Bombardier unable to shake off public anger over pay to executives
People throw paper airplanes during a demonstration outside Quebec Premier Philippe Couillard’s office in Montreal, Sunday, April 9, 2017, to protest recent pay hikes and bonuses to Bombardier’s top executives. THE CANADIAN PRESS/Graham Hughes
MONTREAL — Bombardier appears unable to shake off public anger over hefty pay packages to its senior executives.
Dozens of angry protesters launched paper airplanes in front of Premier Philippe Couillard’s Montreal offices on Sunday to protest how the executives are compensated.
Earlier, many of them waved signs and shouted slogans such as “too much is too much!” during a march that began in front of the company’s headquarters.
Many of the protesters said they wanted the Quebec government to impose conditions on companies that receive public money so jobs are protected and executive bonuses are limited.

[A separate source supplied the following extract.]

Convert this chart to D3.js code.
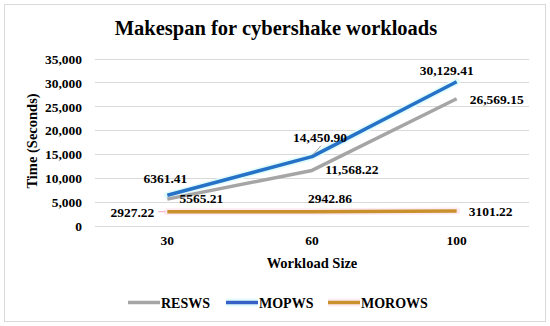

“It’s our money, and the government is laughing at us,” said one protester, Pierre Brazeau. “If we don’t come out in the streets, they’ll continue to exploit us like they’re doing now.”
Bombardier (TSX:BBD.B) has faced a storm of public criticism ever since it circulated documents showing six executives were in line for a roughly 50 per cent increase in compensation last year.
The increases came despite the fact the company recently received a $372.5 million loan from the federal government, and US$1 billion from the Quebec government.
Chief executive Alain Bellemare has since asked the company’s board of directors to delay payment of more than half of last year’s total planned compensation for six executives, including himself, to 2020, provided the company meets certain objectives.
Executive chairman Pierre Beaudoin also asked the board to cut his 2016 compensation by US$1.4 million to bring it in line with what he received the previous year.
Bombardier has said it will formally inform shareholders on Monday about changes to the compensation for several of its top executives when it files a new proxy circular with the securities regulator.
Protesters and opposition politicians, however, say the company’s reversal doesn’t go far enough.
One protester, who gave her name only as Carole, said she hoped the demonstration would convince the company to repeal the pay hikes altogether.
“I’m hoping it will make a difference,” she said. “But I know that if we don’t do anything, nothing will change.”
Parti Quebecois legislature member Alain Therrien pointed out it was the second straight weekend of protests outside Bombardier’s headquarters.
“We can see this isn’t solved, even if Mr. Couillard would like it to be,” he said at the protest.
Quebec’s governing Liberal party used its majority to block several opposition motions calling on the government to take action last week, with Couillard arguing that government interference would send a bad signal to businesses.